Quer durch Galerien
Luzifer & seine Hell's Angels
Von Claudia Aigner
Was machen g'rupfte, sprich ihrer Flügel beraubte und noch
dazu splitterfasernackte (also windschlüpfige) Engel in unserer
Erdatmosphäre? Sie fallen aus allen Wolken. Man hat ihnen ja quasi den
Aufwind unter der Anatomie weggezogen, wie man jemandem brutal das Brot
unter dem Wurstblattl wegzieht. Das nennt man Engelssturz. So etwas
ist bekanntlich dem Luzifer und seinen Anhängern passiert, die dann alle
der Schwerkraft entgegengeplumpst sind. Ungebremst. Der Fallschirm war ja
noch nicht erfunden (am sechsten Tag der Schöpfungsgeschichte, an dem nach
apokrypher Zeitrechnung der erste Rebell der Weltgeschichte aus dem Himmel
geworfen wurde). Und weil es den Fotoapparat damals auch noch nicht
gegeben hat, können die Fotos von den einprägsam männlichen "Flugkörpern"
(bis 23. November in der Galerie Charim, Dorotheergasse 12) nicht ganz
authentisch sein. Geben da womöglich die allerersten gefallenen Engel
6.174 Jahre danach ein Dakapo (Jahreszahl ohne Gewähr)?

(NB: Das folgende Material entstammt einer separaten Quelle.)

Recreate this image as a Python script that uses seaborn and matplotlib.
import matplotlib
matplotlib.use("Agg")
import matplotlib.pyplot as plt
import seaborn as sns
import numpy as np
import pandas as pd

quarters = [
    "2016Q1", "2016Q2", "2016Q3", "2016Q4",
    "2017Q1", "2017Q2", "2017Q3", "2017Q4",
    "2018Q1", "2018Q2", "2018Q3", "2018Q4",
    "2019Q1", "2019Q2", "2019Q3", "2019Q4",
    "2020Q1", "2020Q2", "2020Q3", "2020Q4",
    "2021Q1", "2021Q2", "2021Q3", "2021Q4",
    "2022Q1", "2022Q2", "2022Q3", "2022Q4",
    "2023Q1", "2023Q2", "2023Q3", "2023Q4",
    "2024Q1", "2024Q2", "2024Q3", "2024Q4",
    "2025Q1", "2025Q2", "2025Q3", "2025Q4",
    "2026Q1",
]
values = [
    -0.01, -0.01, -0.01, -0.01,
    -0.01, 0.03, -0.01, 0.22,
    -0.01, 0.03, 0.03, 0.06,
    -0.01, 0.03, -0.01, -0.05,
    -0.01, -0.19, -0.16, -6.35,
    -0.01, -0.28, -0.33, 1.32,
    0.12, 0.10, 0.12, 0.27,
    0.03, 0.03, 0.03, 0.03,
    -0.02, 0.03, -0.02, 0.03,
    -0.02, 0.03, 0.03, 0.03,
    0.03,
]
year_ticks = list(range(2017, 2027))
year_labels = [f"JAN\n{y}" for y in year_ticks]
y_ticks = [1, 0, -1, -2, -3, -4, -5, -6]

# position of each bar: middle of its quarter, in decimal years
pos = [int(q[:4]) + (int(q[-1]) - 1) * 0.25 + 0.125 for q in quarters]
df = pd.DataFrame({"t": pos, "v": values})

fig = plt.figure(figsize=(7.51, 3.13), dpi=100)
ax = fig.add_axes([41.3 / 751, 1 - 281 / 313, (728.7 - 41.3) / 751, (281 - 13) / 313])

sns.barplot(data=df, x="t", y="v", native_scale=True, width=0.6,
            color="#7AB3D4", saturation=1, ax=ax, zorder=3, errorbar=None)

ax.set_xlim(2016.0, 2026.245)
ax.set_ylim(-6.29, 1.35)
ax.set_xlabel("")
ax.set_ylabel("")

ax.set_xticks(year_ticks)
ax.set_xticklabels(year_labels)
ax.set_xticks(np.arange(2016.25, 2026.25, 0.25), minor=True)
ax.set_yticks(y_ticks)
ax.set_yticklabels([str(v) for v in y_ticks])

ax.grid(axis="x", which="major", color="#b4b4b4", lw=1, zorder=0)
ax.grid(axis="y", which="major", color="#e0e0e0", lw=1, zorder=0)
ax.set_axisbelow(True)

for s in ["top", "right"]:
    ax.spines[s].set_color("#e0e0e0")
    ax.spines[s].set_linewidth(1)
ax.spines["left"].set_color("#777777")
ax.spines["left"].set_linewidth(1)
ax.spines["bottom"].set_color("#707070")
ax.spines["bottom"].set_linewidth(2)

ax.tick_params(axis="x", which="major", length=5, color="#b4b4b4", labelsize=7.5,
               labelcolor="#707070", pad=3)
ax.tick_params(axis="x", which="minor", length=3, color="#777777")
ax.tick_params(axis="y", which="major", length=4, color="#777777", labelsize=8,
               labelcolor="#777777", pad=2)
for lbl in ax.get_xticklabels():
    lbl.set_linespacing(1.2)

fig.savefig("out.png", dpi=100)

Oder ist das schon
eine Vorschau auf das endzeitliche Ausmisten des Luftraums, auch wenn der
Erzengel Michael nirgends seine Lanze in einen diabolischen Solarplexus
oder wenigstens brachialchirurgisch in eine Leber hineinrammt? Oder sieht
man hier eine wagemutige Stuntman-Truppe - nennen wir sie "Luzifer und
seine Hell's Angels" - beim todesverachtenden Sprung aus der Stratosphäre?
Wahrscheinlich nicht. Man hat nämlich den Verdacht, dass jene Körperteile,
die außerhalb vom Bild liegen, ja eh angeschnallt sind. Die verdammt gut
gemachten Fotos von Brigitte Mayer haben mich "trotzdem" tief beeindruckt.

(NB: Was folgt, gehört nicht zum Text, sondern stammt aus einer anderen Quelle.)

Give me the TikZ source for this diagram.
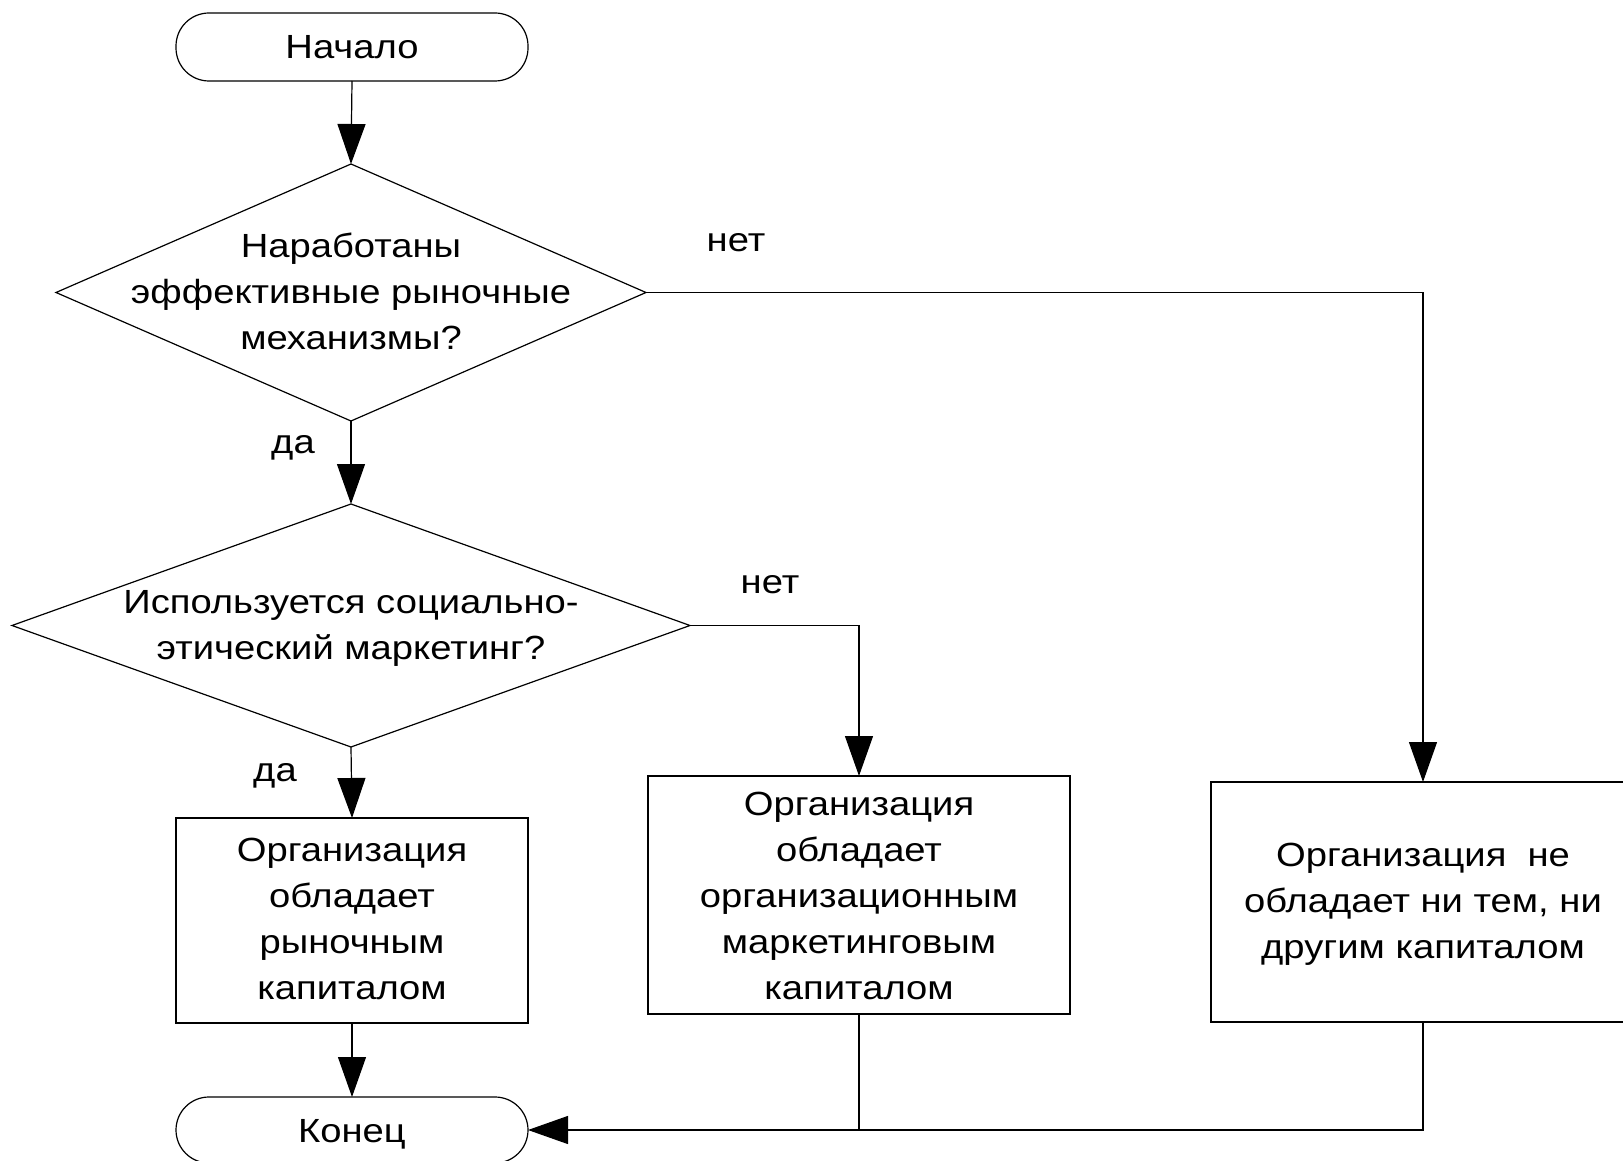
\documentclass[tikz,border=0pt]{standalone}
\usepackage{fontspec}
\setmainfont[FakeStretch=1.14]{Liberation Sans}
\usetikzlibrary{shapes.geometric,arrows.meta,calc}
\begin{document}
\begin{tikzpicture}[x=1pt,y=-1pt,
  line width=1.2pt,
  every node/.style={font=\fontsize{33.5}{46}\selectfont, inner sep=0pt, outer sep=0pt},
  term/.style={draw, rectangle, rounded corners=33pt, minimum width=352pt, minimum height=68pt, text height=24pt, text depth=0pt},
  dec/.style={draw, diamond},
  proc/.style={draw, rectangle},
  txt/.style={align=center},
  flow/.style={-{Triangle[length=40pt,width=28pt]}}
]
\path[fill=white, use as bounding box] (0,0) rectangle (1623,1161);

\node[term] (start) at (352,47) {Начало};
\node[dec, minimum width=590pt, minimum height=257pt] (d1) at (351,292.5) {};
\node[txt] (d1t) at (351,291) {Наработаны\\эффективные рыночные\\механизмы?};
\node[dec, minimum width=678pt, minimum height=243pt] (d2) at (351,625.5) {};
\node[txt] (d2t) at (351,628) {Используется социально-\\этический маркетинг?};
\node[proc, minimum width=352pt, minimum height=205pt] (b1) at (352,920.5) {};
\node[txt] (b1t) at (352,919) {Организация\\обладает\\рыночным\\капиталом};
\node[proc, minimum width=422pt, minimum height=238pt] (b2) at (859,895) {};
\node[txt] (b2t) at (859,896) {Организация\\обладает\\организационным\\маркетинговым\\капиталом};
\node[proc, minimum width=424pt, minimum height=240pt] (b3) at (1423,902) {};
\node[txt] (b3t) at (1423,904) {Организация~~не\\обладает ни тем, ни\\другим капиталом};
\node[term, minimum height=66pt] (end) at (352,1130) {Конец};

\node (l1) at (736,243) {нет};
\node (l2) at (293,448) {да};
\node (l3) at (770,585) {нет};
\node (l4) at (275,776) {да};

\draw[flow] (start.south) -- (d1.north);
\draw[flow] (d1.south) -- (d2.north);
\draw[flow] (d1.east) -| (b3.north);
\draw[flow] (d2.east) -| (b2.north);
\draw[flow] (d2.south) -- (b1.north);
\draw[flow] (b1.south) -- (end.north);
\draw[flow] (b3.south) |- (end.east);
\draw (b2.south) -- (b2.south |- end.east);
\end{tikzpicture}
\end{document}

Menschen "aus Bodenhaltung" gibt es auch. Konvulsivisch verrenktes
Menschenfleisch. Das muss die Hölle sein (der weltgrößte Anbieter von
Gottlosigkeit und Strafvollzug). In der werden die Verdammten auch einen
Chiropraktiker nötig haben, der bei ihnen nachher alles wieder einrenkt.

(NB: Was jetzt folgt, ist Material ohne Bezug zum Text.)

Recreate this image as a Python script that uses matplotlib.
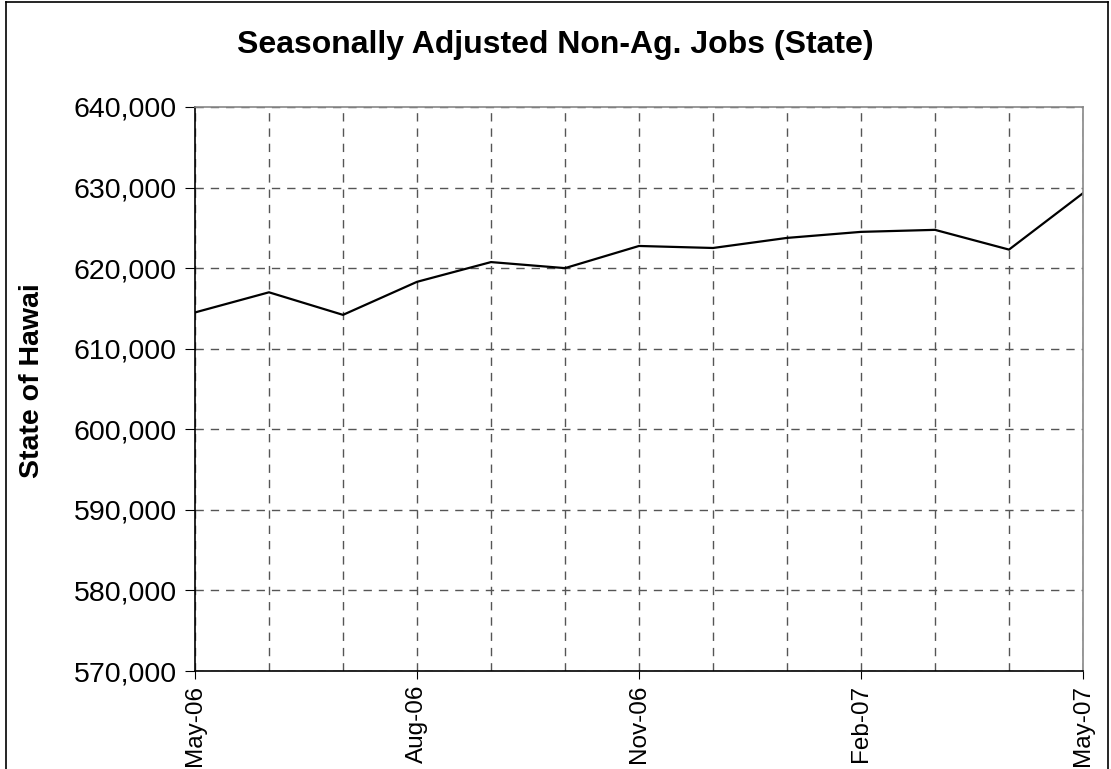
import matplotlib.pyplot as plt
from matplotlib.ticker import FuncFormatter, MultipleLocator
from matplotlib.lines import Line2D

plt.rcParams['font.family'] = ['Liberation Sans', 'DejaVu Sans']

# data
months = ['May-06', 'Jun-06', 'Jul-06', 'Aug-06', 'Sep-06', 'Oct-06', 'Nov-06',
          'Dec-06', 'Jan-07', 'Feb-07', 'Mar-07', 'Apr-07', 'May-07']
jobs = [614500, 617000, 614200, 618300, 620750, 620000, 622750,
        622500, 623750, 624500, 624750, 622300, 629300]

fig = plt.figure(figsize=(11.11, 7.69), dpi=100)
ax = fig.add_axes([0.1755, 0.1274, 0.7993, 0.7335])

x = list(range(len(months)))
ax.plot(x, jobs, color='black', lw=1.6)

ax.set_xlim(0, len(months) - 1)
ax.set_ylim(570000, 640000)
ax.yaxis.set_major_locator(MultipleLocator(10000))
ax.yaxis.set_major_formatter(FuncFormatter(lambda v, p: f"{int(v):,}"))

# labels every 3 months, grid every month
ax.set_xticks(x[::3])
ax.set_xticklabels(months[::3], rotation=90, fontsize=17.5)
ax.set_xticks(x, minor=True)
ax.tick_params(axis='x', which='minor', length=0)
ax.tick_params(axis='x', which='major', length=6, direction='out', pad=4)
ax.tick_params(axis='y', labelsize=20.5, length=7, pad=6)

ax.grid(True, which='both', axis='x', ls=(0, (6, 5)), color='#555555', lw=1)
ax.grid(True, which='major', axis='y', ls=(0, (6, 5)), color='#555555', lw=1)

for s in ['left', 'bottom']:
    ax.spines[s].set_color('black')
    ax.spines[s].set_linewidth(1.2)
for s in ['top', 'right']:
    ax.spines[s].set_color('#888888')
    ax.spines[s].set_linewidth(1.2)

ax.set_ylabel('State of Hawai', fontsize=20.5, fontweight='bold', va='center')
ax.yaxis.set_label_coords(-0.1836, 0.514)
fig.text(0.5, 0.941, 'Seasonally Adjusted Non-Ag. Jobs (State)',
         ha='center', va='center', fontsize=23, fontweight='bold')

# chart border
for xs, ys in [([0.005, 0.005], [0, 0.997]), ([0.005, 0.997], [0.997, 0.997]),
               ([0.997, 0.997], [0, 0.997])]:
    fig.add_artist(Line2D(xs, ys, color='black', lw=1.2, transform=fig.transFigure))

fig.savefig('out.png', dpi=100)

Man muss nicht mit einem Lorbeerkranz auf dem Kopf herumlaufen, um im
Mezzanin (Karl-Schweighofer-Gasse 12) nicht vom Blitz getroffen zu werden.
Der imposante Blitz, den man dort antrifft, ist nämlich schon domestiziert
und man kann den Lorbeer (ein uraltes Hausmittel gegen Blitzschlag)
getrost daheim in der Suppe lassen. Der Blitz ist zwar nicht aus einem
Gewitter gekidnappt worden, hängt aber wie eine Trophäe an der Wand. In
Neonröhren "gefangen". Stimmungsvoll. In seinen Malereien in Neonfarben
zeigt Lori Hersberger dann (bis 23. November) sein Können als Abstrakter.
Zum Beispiel neun kleine Bilder farblich geschickt zu einem Ensemble
verweben zu können. Und verglichen mit seinen dereinstigen Heuballen, wo
man fast automatisch den Potenzlackl dazuhalluziniert, der im Heu zünftig
seine Gene verspritzt, schneidet er sich für sein Tränendrüsenmanifest
"Frozen Teardrop Manifesto" seine sensible Ader auf. Das Bild sieht
tatsächlich ganz verweint aus. Perfekt verschwommen: Heidrun Widmoser
(bis 2. Dezember im artLab, Dorotheergasse 12) malt, mit einem
impressionistischen Gefühl für Licht, extrem unscharfe Fotos ab. Eine Form
von Fotorealismus. Als kurzsichtiger Mensch fühl ich mich hier verstanden.